The specifications for the datasets used in the analysis are provided here:

medium.csv
  • ~1GB
  • 2.2 Million Rows, 27 Columns
large.csv
  • ~50GB
  • 1.2 Billion Rows, 3 Columns

These datasets were generated by modifying the following bash script:

for i in {0..10000000}; do echo $(uuidgen),$RANDOM,$(head -c 12 /dev/urandom | base64); done >> file.csv

Setup

Run the following to install the libraries and needed dependencies

pip install pandas
pip install polars

In memory dataset

Let's compare how Pandas and Polars perform at reading and writing a dataframe that fits in memory. In order to capture the execution time, I will be using the %%timeit jupyter magic. If you wish to follow along not in Jupyter, then could also create a script and run the shell command time before calling the script.

Reading

import pandas as pd
import polars as pl
import numpy as np
%%timeit
pandas_df = pd.read_csv("medium.csv")

# Output: 13.5 s ± 528 ms per loop (mean ± std. dev. of 7 runs, 1 loop each)

On my machine (Macbook Pro M1 chip), this took 13.5 seconds to read in. Let's see how Polars compares to this.

%%timeit
polars_df = pl.read_csv("medium.csv")
# Output: 350 ms ± 7.91 ms per loop (mean ± std. dev. of 7 runs, 1 loop each)

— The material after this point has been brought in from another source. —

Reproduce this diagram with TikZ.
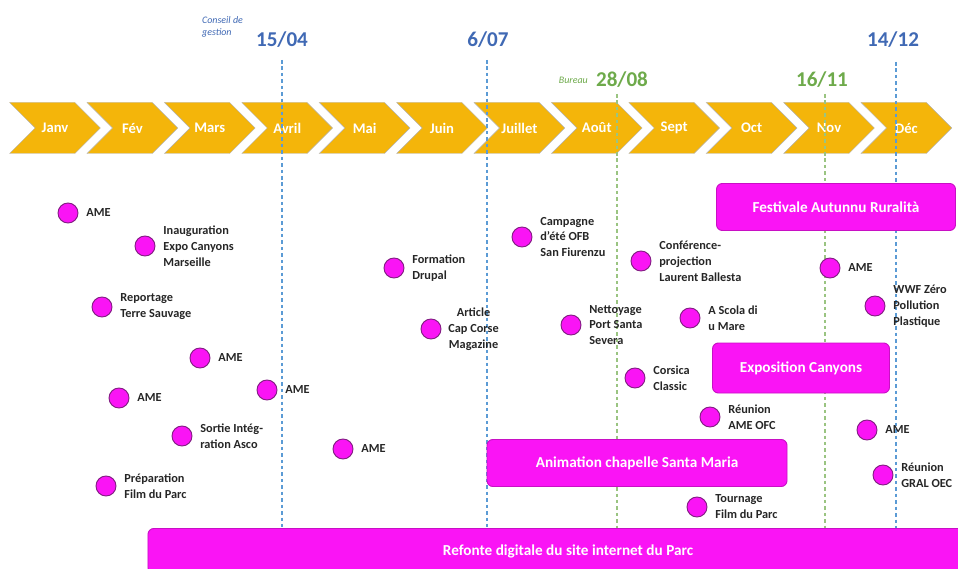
\documentclass[tikz,border=0pt]{standalone}
\usepackage{fontspec}
\setmainfont{Carlito}
\usetikzlibrary{positioning,shapes.symbols}
\definecolor{chev}{RGB}{244,181,10}
\definecolor{evt}{RGB}{250,20,245}
\definecolor{evtedge}{RGB}{130,30,130}
\definecolor{dblue}{RGB}{64,105,180}
\definecolor{lblue}{RGB}{91,155,213}
\definecolor{dgreen}{RGB}{110,170,75}

\begin{document}
\begin{tikzpicture}[x=0.03cm, y=-0.03cm,
      month/.style={signal, signal from=west, signal to=east, draw=black!30,
                    fill=chev, minimum width=2.72cm, minimum height=1.53cm,
                    inner sep=0pt, text=white, font=\fontsize{12.5}{14}\selectfont\bfseries},
      datelbl/.style={font=\fontsize{18}{20}\selectfont\bfseries},
      tiny/.style={font=\fontsize{8.5}{10}\selectfont\itshape, align=left},
      dateline/.style={dashed, dash pattern=on 3pt off 2.5pt, line width=1.1pt},
      evtdot/.style={circle, fill=evt, draw=evtedge, thick, minimum size=0.6cm, inner sep=0pt},
      lbl/.style={font=\fontsize{10.5}{13.6}\selectfont\bfseries, text=black!85,
                  align=left, inner sep=0pt},
      bar/.style={rounded corners=5pt, fill=evt, draw=evt!80!black, thick, text=white,
                  inner sep=0pt, font=\fontsize{13}{15}\selectfont\bfseries}]

    \useasboundingbox (0,0) rectangle (958,569);

    % mois
    \foreach \m [count=\i from 0] in {Janv,Fév,Mars,Avril,Mai,Juin,Juillet,Août,Sept,Oct,Nov,Déc}
      \node[month] (m\i) at (55+77.4*\i, 128) {\m};

    % dates
    \node[datelbl, text=dblue]  (d1504) at (282, 40) {15/04};
    \node[datelbl, text=dblue]  (d0607) at (488, 40) {6/07};
    \node[datelbl, text=dgreen] (d2808) at (622, 80) {28/08};
    \node[datelbl, text=dgreen] (d1611) at (822, 80) {16/11};
    \node[datelbl, text=dblue]  (d1412) at (893, 40) {14/12};
    \node[tiny, text=dblue, anchor=west] (cg) at (198, 27) {Conseil de\\gestion};
    \node[tiny, text=dgreen, anchor=east] (bur) at (d2808.west) {Bureau};

    \coordinate (base) at (0, 528);
    \draw[dateline, lblue]  (282, 60) -- (282, 60 |- base);
    \draw[dateline, lblue]  (487, 60) -- (487, 60 |- base);
    \draw[dateline, dgreen!70] (617, 94) -- (617, 94 |- base);
    \draw[dateline, dgreen!70] (825, 94) -- (825, 94 |- base);
    \draw[dateline, lblue]  (896, 62) -- (896, 62 |- base);

    % actions longues
    \node[bar, minimum width=7.17cm, minimum height=1.41cm] (fest) at (836, 207) {Festivale Autunnu Ruralità};
    \node[bar, minimum width=5.31cm, minimum height=1.5cm]  (expo) at (801, 368) {Exposition Canyons};
    \node[bar, minimum width=9.0cm,  minimum height=1.41cm] (anim) at (637, 463) {Animation chapelle Santa Maria};
    \node[bar, minimum width=25.2cm, minimum height=1.35cm] (refonte) at (568, 551) {Refonte digitale du site internet du Parc};

    % évènements
    \foreach \n/\x/\y/\t in {
        1/68/213/AME,
        2/145/246/{Inauguration\\Expo Canyons\\Marseille},
        3/102/307/{Reportage\\Terre Sauvage},
        4/200/358/AME,
        5/119/398/AME,
        6/267/390/AME,
        7/182/436/{Sortie Intég-\\ration Asco},
        8/106/486/{Préparation\\Film du Parc},
        9/343/449/AME,
        10/394/268/{Formation\\Drupal},
        12/522/237/{Campagne\\d'été OFB\\San Fiurenzu},
        13/571/325/{Nettoyage\\Port Santa\\Severa},
        14/641/261/{Conférence-\\projection\\Laurent Ballesta},
        15/690/318/{A Scola di\\u Mare},
        16/635/378/{Corsica\\Classic},
        17/710/417/{Réunion\\AME OFC},
        18/697/507/{Tournage\\Film du Parc},
        19/830/268/AME,
        20/875/306/{WWF Zéro\\Pollution\\Plastique},
        21/867/430/AME,
        22/883/475/{Réunion\\GRAL OEC}}{
      \node[evtdot] (e\n) at (\x, \y) {};
      \node[lbl, right=0.23cm of e\n] (t\n) {\t};
    }
    \node[evtdot] (e11) at (431, 329) {};
    \node[lbl, align=center, right=0.2cm of e11] (t11) {Article\\Cap Corse\\Magazine};
  \end{tikzpicture}
\end{document}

Quite a dramatic difference when reading in the same dataset, 13.5 seconds versus 350 milliseconds!

Writing

Now let's take that CSV that we read in and write it back out as a new file.

Pandas:

%%timeit
pandas_df.to_csv("pandas_data.csv")

# Output: 16.1 s ± 186 ms per loop

Polars:

%%timeit
df_polars.write_csv("polars_data.csv")

#Output: 951 ms ± 37.8 ms per loop

Another stark contrast where Pandas takes just over 16 seconds and Polars takes just under 1 second.

Large file operations

Let's turn our focus to a dataset that cannot be read entirely into memory. I have a CSV file that is nearly 50 GB large and consists of three columns:

  • Id (a random UUID)
  • Letter (a random letter from A-Z)
  • Number (A random integer)

I'd like to query this dataset to only have Letter's equal to 'A' and Number's equal to 1.

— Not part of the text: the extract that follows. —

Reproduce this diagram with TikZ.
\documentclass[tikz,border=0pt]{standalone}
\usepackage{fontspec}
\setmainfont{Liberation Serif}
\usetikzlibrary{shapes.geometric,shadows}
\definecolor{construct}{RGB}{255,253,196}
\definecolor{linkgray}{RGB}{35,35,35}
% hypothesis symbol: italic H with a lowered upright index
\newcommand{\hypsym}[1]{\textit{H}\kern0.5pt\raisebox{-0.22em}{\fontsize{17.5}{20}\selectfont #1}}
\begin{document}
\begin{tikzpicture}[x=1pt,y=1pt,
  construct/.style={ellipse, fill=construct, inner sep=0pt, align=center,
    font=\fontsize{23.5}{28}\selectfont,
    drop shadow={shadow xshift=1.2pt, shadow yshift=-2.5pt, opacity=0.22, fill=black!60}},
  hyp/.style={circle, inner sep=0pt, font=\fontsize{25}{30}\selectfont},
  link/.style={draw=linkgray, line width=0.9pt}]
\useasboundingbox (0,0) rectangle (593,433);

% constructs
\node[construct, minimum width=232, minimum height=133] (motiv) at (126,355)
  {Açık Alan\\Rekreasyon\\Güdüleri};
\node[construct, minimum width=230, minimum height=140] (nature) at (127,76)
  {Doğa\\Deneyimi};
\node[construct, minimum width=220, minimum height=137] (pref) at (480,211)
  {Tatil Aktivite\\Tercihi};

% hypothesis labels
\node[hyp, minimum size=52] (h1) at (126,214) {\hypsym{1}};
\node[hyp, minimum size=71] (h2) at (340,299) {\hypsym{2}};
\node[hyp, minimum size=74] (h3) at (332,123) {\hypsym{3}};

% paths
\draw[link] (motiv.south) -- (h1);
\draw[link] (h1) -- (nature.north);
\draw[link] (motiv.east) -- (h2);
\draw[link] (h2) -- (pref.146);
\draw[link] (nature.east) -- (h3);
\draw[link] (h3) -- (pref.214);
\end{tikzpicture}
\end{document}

Executing this in Polars is fairly seamless, as the scan_csv function allows for lazy execution and is ideal for larger than memory datasets.

%%timeit
q = (pl.scan_csv('large.csv')
     .filter((pl.col('letter') == 'A') &
             (pl.col('number') == 1))
    )
q.collect().write_csv("tmp/polars/polars_results.csv")
# Output: 1min 13s ± 658 ms per loop

In order to trim down a 50GB file and write the output to a new csv, this took roughly 1 minute and 13 seconds.

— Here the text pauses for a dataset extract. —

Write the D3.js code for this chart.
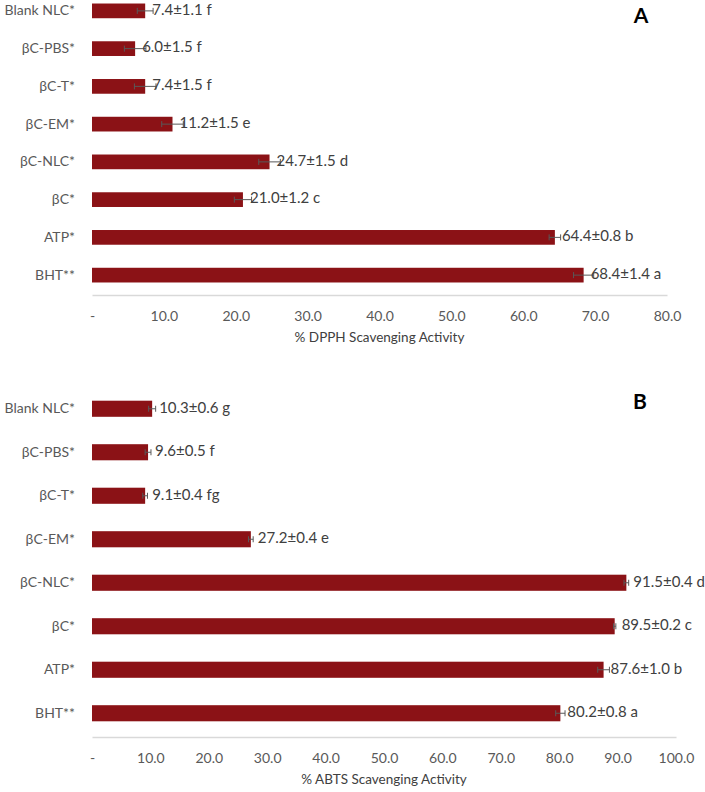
<!DOCTYPE html>
<html>
<head>
<meta charset="utf-8">
<script src="https://cdn.jsdelivr.net/npm/d3@7"></script>
<style>
  body { margin: 0; background: #fff; }
  text { font-family: Lato, "Open Sans", sans-serif; }
</style>
</head>
<body>
<div id="chart"></div>
<script>
// categories (top to bottom)
const categories = ["Blank NLC*", "βC-PBS*", "βC-T*", "βC-EM*", "βC-NLC*", "βC*", "ATP*", "BHT**"];

// panel A - DPPH
const dpphValues = [7.4, 6.0, 7.4, 11.2, 24.7, 21.0, 64.4, 68.4];
const dpphErrors = [1.1, 1.5, 1.5, 1.5, 1.5, 1.2, 0.8, 1.4];
const dpphLetters = ["f", "f", "f", "e", "d", "c", "b", "a"];
const dpphTicks = [0, 10, 20, 30, 40, 50, 60, 70, 80];

// panel B - ABTS
const abtsValues = [10.3, 9.6, 9.1, 27.2, 91.5, 89.5, 87.6, 80.2];
const abtsErrors = [0.6, 0.5, 0.4, 0.4, 0.4, 0.2, 1.0, 0.8];
const abtsLetters = ["g", "f", "fg", "e", "d", "c", "b", "a"];
const abtsTicks = [0, 10, 20, 30, 40, 50, 60, 70, 80, 90, 100];

const W = 705, H = 792;
const svg = d3.select("#chart").append("svg").attr("width", W).attr("height", H);

const drawPanel = (opts) => {
    const data = categories.map((c, i) => ({
        name: c, value: opts.values[i], err: opts.errors[i], letter: opts.letters[i]
    }));

    const x = d3.scaleLinear()
        .domain([0, d3.max(opts.ticks)])
        .range([opts.x0, opts.x1]);

    const y = d3.scaleBand()
        .domain(categories)
        .range([opts.y0, opts.y1])
        .paddingInner(opts.pad)
        .paddingOuter(opts.pad / 2);

    const g = svg.append("g");

    // x axis
    const xAxis = d3.axisBottom(x)
        .tickValues(opts.ticks)
        .tickSize(0)
        .tickPadding(16)
        .tickFormat(d => d === 0 ? "-" : d.toFixed(1));

    const xg = g.append("g")
        .attr("transform", `translate(0, ${opts.axisY})`)
        .call(xAxis);
    xg.select(".domain").attr("stroke", "#d9d9d9").attr("stroke-width", 1.5);
    xg.selectAll("text").attr("fill", "#595959").attr("font-size", 14);

    g.append("text")
        .attr("x", (opts.x0 + opts.x1) / 2)
        .attr("y", opts.axisY + 44)
        .attr("text-anchor", "middle")
        .attr("dominant-baseline", "middle")
        .attr("fill", "#404040")
        .attr("font-size", 13.5)
        .text(opts.title);

    // y axis
    const yg = g.append("g")
        .attr("transform", `translate(${opts.x0}, 0)`)
        .call(d3.axisLeft(y).tickSize(0).tickPadding(17));
    yg.select(".domain").remove();
    yg.selectAll("text").attr("fill", "#595959").attr("font-size", 14);

    // bars
    g.selectAll("rect.bar").data(data)
        .enter().append("rect")
        .attr("class", "bar")
        .attr("x", x(0))
        .attr("y", d => y(d.name))
        .attr("width", d => x(d.value) - x(0))
        .attr("height", y.bandwidth())
        .attr("fill", "#8b1216");

    // error bars
    const eb = g.selectAll("g.err").data(data)
        .enter().append("g")
        .attr("class", "err")
        .attr("stroke", "#595959")
        .attr("stroke-width", 1);
    eb.append("line")
        .attr("x1", d => x(d.value - d.err))
        .attr("x2", d => x(d.value + d.err))
        .attr("y1", d => y(d.name) + y.bandwidth() / 2)
        .attr("y2", d => y(d.name) + y.bandwidth() / 2);
    eb.append("line")
        .attr("x1", d => x(d.value + d.err))
        .attr("x2", d => x(d.value + d.err))
        .attr("y1", d => y(d.name) + y.bandwidth() / 2 - 3)
        .attr("y2", d => y(d.name) + y.bandwidth() / 2 + 3);
    eb.append("line")
        .attr("x1", d => x(d.value - d.err))
        .attr("x2", d => x(d.value - d.err))
        .attr("y1", d => y(d.name) + y.bandwidth() / 2 - 3)
        .attr("y2", d => y(d.name) + y.bandwidth() / 2 + 3);

    // value labels
    g.selectAll("text.val").data(data)
        .enter().append("text")
        .attr("class", "val")
        .attr("x", d => x(d.value) + 7)
        .attr("y", d => y(d.name) + y.bandwidth() / 2)
        .attr("dominant-baseline", "middle")
        .attr("fill", "#404040")
        .attr("font-size", 15)
        .text(d => `${d.value.toFixed(1)}±${d.err.toFixed(1)} ${d.letter}`);

    // panel letter
    g.append("text")
        .attr("x", opts.letterX)
        .attr("y", opts.letterY)
        .attr("text-anchor", "middle")
        .attr("font-family", "'Liberation Sans', Arial, sans-serif")
        .attr("font-weight", "bold")
        .attr("font-size", 21)
        .attr("fill", "#000")
        .text(opts.letter);
};

drawPanel({
    values: dpphValues, errors: dpphErrors, letters: dpphLetters, ticks: dpphTicks,
    x0: 92, x1: 667, y0: -8, y1: 294, pad: 0.61, axisY: 295,
    title: "% DPPH Scavenging Activity", letter: "A", letterX: 641, letterY: 23
});

drawPanel({
    values: abtsValues, errors: abtsErrors, letters: abtsLetters, ticks: abtsTicks,
    x0: 92, x1: 676, y0: 387, y1: 735, pad: 0.63, axisY: 737,
    title: "% ABTS Scavenging Activity", letter: "B", letterX: 640, letterY: 409
});
</script>
</body>
</html>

If we were to use Pandas (without additional libraries such as Dask), we would have to resort to a chunking method to iteratively filter the DataFrame.

def filter_csv(csv_file:str, chunksize = 100000):
    file_name = "pandas_results.csv"
    return_path = f'tmp/pandas/{file_name}'

    return_dataframe = pd.DataFrame()
    n_chunks = 0
    for i, chunk in enumerate(pd.read_csv(csv_file, chunksize = chunksize, dtype={'number': np.int32})):
        if i == 0:
            filtered = chunk.loc[(chunk.letter == 'A') & (chunk.number) == 1]
            filtered.to_csv(return_path)
        else:
            filtered = chunk.loc[(chunk.letter == 'A') & (chunk.number) == 1]
            filtered.to_csv(return_path, mode = 'a')
        n_chunks = i

filter_csv('large.csv')

Since Pandas is unable to lazily scan a large file like Polars, we had to read in chunks and then append the output to a target file. This took 9 minutes and 53 seconds to run on my machine.

Conclusion

To summarize the results for each:

Library Read 1 GB File Write 1 GB File Read 50 GB File and Filter
Pandas 13.5s 16.1s 9min 53s
Polars 350ms 951ms 1min 13s

In each IO operation, Polars faired better than Pandas, and in significant fashion. Granted, there are ways to improve the speed of Pandas  using other libraries that we did not demonstrate here, but nonetheless it is pretty impressive that Polars is so fast right out of the box.

Will it be dethroning Pandas any time soon? Definitely not. Is it a legitimate alternative for some use cases with tremendous upside? You bet!